Susun RAB (rencana anggaran biaya) dengan baik
Kemampuan mengalokasikan pembayaran pembiayaan secara tepat ditentukan oleh akurat atau tidaknya penyusunan RAB. Fungsi utama RAB adalah bentuk proyeksi perhitungan tentang biaya-biaya apa saja yang akan dikeluarkan dan dibutuhkan oleh debitur selama masa bisnis.
Dari rancangan perhitungan ini, pihak bank akan menilai, apakah debitur tersebut layak untuk diberikan pendanaan atau tidak. Bila melihat RAB-nya saja sudah tidak masuk dalam kriteria bank, masa masih mau dipaksakan untuk diberikan pendanaan?
Justru, inti dari disusunnya RAB adalah untuk mengetahui perkiraan biaya-biaya yang akan dikeluarkan debitur selama masa pinjaman. Apakah dengan diberikan pendanaan tersebut, debitur terbantu secara finansial atau justru malah kolaps. Untuk membiayai bisnisnya sendiri saja sudah tidak kuat, bagaimana mau melunasi utang bank?
Kalau bisa saya beri contoh begini, misal ada nasabah bernama Jonet. Memiliki usaha di bidang F&B, dengan nama brand Jonet Coffee. Jonet meminta akuntan untuk menghitung berapa rate penghasilan yang dimilikinya selama tahun berjalan, dengan dasar laporan penjualan pada tahun lalu. Setelah dihitung, ternyata penjualan tahun lalu Jonet memiliki margin di atas 30 persen dibandingkan tahun sebelumnya.
Nah, dengan dasar tersebut, Jonet berhasrat untuk memperluas jaringan bisnis kafenya di kota lain. Namun, mengingat cash flow yang dimiliki olehnya, tentu masih kurang.
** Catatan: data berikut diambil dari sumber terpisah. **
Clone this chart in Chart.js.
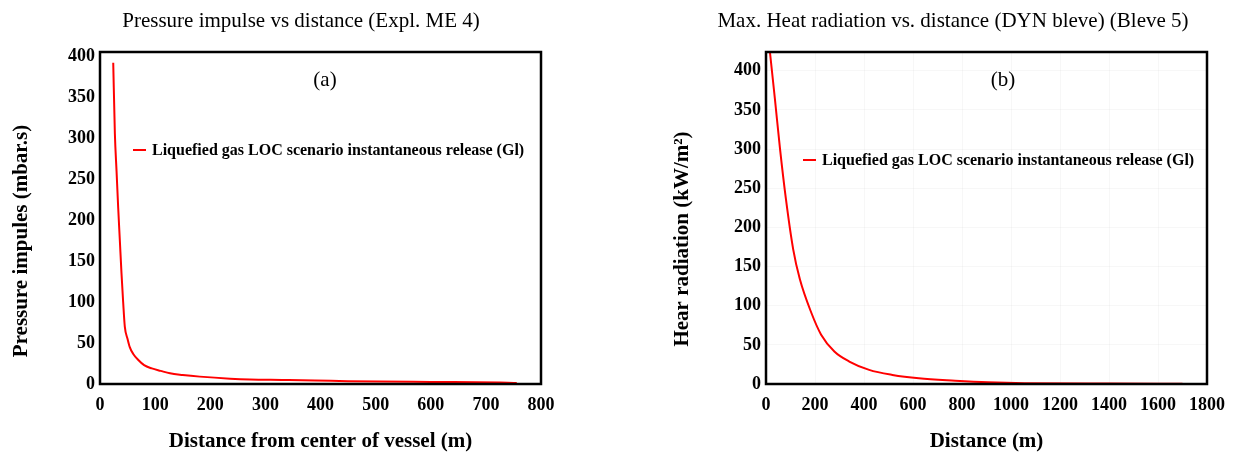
<!DOCTYPE html>
<html>
<head>
<meta charset="utf-8">
<title>Pressure impulse and heat radiation vs distance</title>
<script src="https://cdn.jsdelivr.net/npm/chart.js@4.4.1/dist/chart.umd.min.js"></script>
<style>
  html, body { margin: 0; padding: 0; background: #fff; }
  #wrap { position: relative; width: 1236px; height: 455px; }
  .panel { position: absolute; top: 0; }
</style>
</head>
<body>
<div id="wrap">
  <div class="panel" style="left:0px"><canvas id="chartA" width="600" height="455"></canvas></div>
  <div class="panel" style="left:660px"><canvas id="chartB" width="576" height="455"></canvas></div>
</div>
<script>
// (a) pressure impulse
const distA = [24, 27, 30, 33, 36, 39, 42, 45, 50, 54, 60, 70, 80, 94, 110, 127, 150, 181, 236, 272, 330, 390, 450, 508, 600, 726, 740, 756]
const impulseA = [392, 305, 260, 215, 175, 135, 100, 70, 55, 45, 37, 29, 23, 19, 16, 13, 11, 9, 6.5, 5.5, 5, 4.4, 3.5, 3, 2.5, 1.8, 1.6, 1.2]

// (b) heat radiation
const distB = [8, 16, 36, 57, 81, 111, 138, 185, 225, 279, 340, 421, 516, 624, 772, 907, 1056, 1400, 1700]
const radiationB = [445, 424, 365, 301, 237, 172, 134, 91, 63, 41.5, 28.7, 18, 11.6, 7.3, 4.3, 2.2, 1.0, 0.5, 0.3]

const yTicks = [0, 50, 100, 150, 200, 250, 300, 350, 400]

const seriesLabel = "Liquefied gas LOC scenario instantaneous release (Gl)"
const FONT = "'Liberation Serif', 'Times New Roman', serif"

// draws title, y title, black frame, the in-plot legend and the (a)/(b) tag
const framePlugin = {
  id: "frame",
  afterDraw(chart, args, opts) {
    const { ctx, chartArea: a } = chart
    ctx.save()
    ctx.strokeStyle = "#000"
    ctx.lineWidth = 2.5
    ctx.strokeRect(a.left, a.top, a.right - a.left, a.bottom - a.top)

    ctx.fillStyle = "#000"
    ctx.textBaseline = "middle"
    ctx.textAlign = "center"
    ctx.font = "21px " + FONT
    ctx.fillText(opts.title, opts.titleX, 21)

    // y axis title, a bit below the middle as in the original
    ctx.save()
    ctx.translate(opts.yTitleX, opts.yTitleY)
    ctx.rotate(-Math.PI / 2)
    ctx.font = "bold 21px " + FONT
    ctx.fillText(opts.yTitle, 0, 0)
    ctx.restore()

    // legend
    const ds = chart.data.datasets[0]
    ctx.strokeStyle = ds.borderColor
    ctx.lineWidth = 2
    ctx.beginPath()
    ctx.moveTo(opts.legendX, opts.legendY)
    ctx.lineTo(opts.legendX + 13, opts.legendY)
    ctx.stroke()
    ctx.font = "bold 16px " + FONT
    ctx.textAlign = "left"
    ctx.fillText(ds.label, opts.legendX + 19, opts.legendY + 1)

    // panel tag
    ctx.font = "21px " + FONT
    ctx.textAlign = "center"
    ctx.fillText(opts.tag, opts.tagX, opts.tagY)
    ctx.restore()
  }
}

function makeChart(id, xs, ys, cfg) {
  const points = xs.map((x, i) => ({ x: x, y: ys[i] }))
  return new Chart(document.getElementById(id), {
    type: "line",
    data: {
      datasets: [{
        label: seriesLabel,
        data: points,
        borderColor: "#ff0000",
        borderWidth: 2,
        pointRadius: 0,
        cubicInterpolationMode: "monotone",
        fill: false,
      }],
    },
    options: {
      responsive: false,
      animation: false,
      layout: { padding: { right: cfg.rightPad, top: 52, bottom: 0, left: 0 } },
      plugins: {
        legend: { display: false },
        tooltip: { enabled: false },
        title: { display: false },
        frame: cfg.frame,
      },
      scales: {
        x: {
          type: "linear",
          min: 0,
          max: cfg.xMax,
          ticks: {
            stepSize: cfg.xStep,
            color: "#000",
            padding: 11,
            maxRotation: 0,
            font: { family: FONT, size: 18, weight: "bold" },
            callback: (v) => String(v),
          },
          grid: { display: cfg.grid, color: "rgba(0,0,0,0.03)", tickLength: 0 },
          border: { display: false },
          title: {
            display: true,
            text: cfg.xTitle,
            color: "#000",
            font: { family: FONT, size: 21, weight: "bold" },
            padding: { top: 0, bottom: 1 },
          },
          afterFit: (scale) => { scale.height = 71 },
        },
        y: {
          type: "linear",
          min: 0,
          max: cfg.yMax,
          ticks: {
            color: "#000",
            padding: 5,
            font: { family: FONT, size: 18, weight: "bold" },
            callback: (v) => String(v),
          },
          afterBuildTicks: (scale) => {
            scale.ticks = yTicks.map((v) => ({ value: v }))
          },
          grid: { display: cfg.grid, color: "rgba(0,0,0,0.03)", tickLength: 0 },
          border: { display: false },
          afterFit: (scale) => { scale.width = cfg.yWidth },
        },
      },
    },
    plugins: [framePlugin],
  })
}

makeChart("chartA", distA, impulseA, {
  xTitle: "Distance from center of vessel (m)",
  xMax: 800,
  xStep: 100,
  yMax: 405,
  yWidth: 100,
  rightPad: 59,
  grid: false,
  frame: {
    title: "Pressure impulse vs distance (Expl. ME 4)", titleX: 301,
    yTitle: "Pressure impules (mbar.s)", yTitleX: 22, yTitleY: 241,
    legendX: 133, legendY: 150, tag: "(a)", tagX: 325, tagY: 80,
  },
})

makeChart("chartB", distB, radiationB, {
  xTitle: "Distance (m)",
  xMax: 1800,
  xStep: 200,
  yMax: 424,
  yWidth: 106,
  rightPad: 29,
  grid: true,
  frame: {
    title: "Max. Heat radiation vs. distance (DYN bleve) (Bleve 5)", titleX: 293,
    yTitle: "Hear radiation (kW/m\u00B2)", yTitleX: 23, yTitleY: 239,
    legendX: 143, legendY: 160, tag: "(b)", tagX: 343, tagY: 80,
  },
})
</script>
</body>
</html>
Satu-satunya cara yaitu Jonet mengajukan pembiayaan kepada bank. Bank tentu saja tidak serta merta menyetujui permintaan Jonet. Oleh karena itu pihak bank meminta Jonet untuk membuat RAB terlebih dahulu sebelum pengajuan pembiayaannya disetujui. Setelah dihitung kembali, berdasarkan dengan margin yang diterima pada tahun sebelumnya, bank akan menganalisis cash flow tersebut, layak atau tidak.
Dari rancangan anggaran tersebutlah bank bisa menilai apakah Jonet mampu secara finansial atau tidak. Tentu bank tidak akan berani mengambil resiko apabila si debitur sendiri memiliki rasio kemampuan membayar utang lemah.
Jadi, pesan saya, jangan pernah mempercantik semua laporan bisnismu hanya karena berharap pembiayaan dari bank. Kalau ujung-ujungnya gagal bayar dan asetmu menjadi taruhannya.
Jejak BI checking
BI Checking adalah salah satu sistem yang dimiliki oleh perbankan untuk mengetahui riwayat kredit dari seorang debitur (peminjam). Pada dasarnya, layak atau tidaknya seorang debitur yang sedang berusaha untuk memperoleh pembiayaan atau pinjaman dari bank akan dinilai dari riwayat nasabah. Semakin lancar pembayaran pembiayaan, semakin baik pula riwayat seorang nasabah di mata perbankan.
Maka, dapat saya tegaskan, bahwa pembiayaan atau pinjaman ke bank itu, tidak lebih dari sebuah kepercayaan yang diberikan kepada debitur atau nasabah. Anggap saja, bank adalah calon mertuamu. Selagi kepercayaan yang diberikan, dijalankan, dan dimanfaatkan sebaik mungkin, citramu akan semakin tinggi di matanya. Tapi, sekali dirimu membuat sebuah kesalahan, rusaklah citramu seumur hidup.
Bank di seluruh Indonesia telah sepakat, selama nasabah punya sejarah gagal bayar, citranya akan sulit untuk diperbaiki di mata bank. Jadi, hemat saya, sah-sah saja apabila seseorang ingin mengambil pembiayaan bank. Tapi tolong, dijaga betul riwayat pembayaranmu.
Itulah kenapa saya menekankan pada poin sebelumnya, bahwa bank tidak akan sembarangan memberikan pembiayaan.
Jadi bagi kalian yang mau mengajukan pembiayaan pada bank, ingat ini. Perhatikan cash flow, mantapkan hati, dan kerja keras. Sebab, Tuhan Maha Pemaaf, tapi angsuran tidak.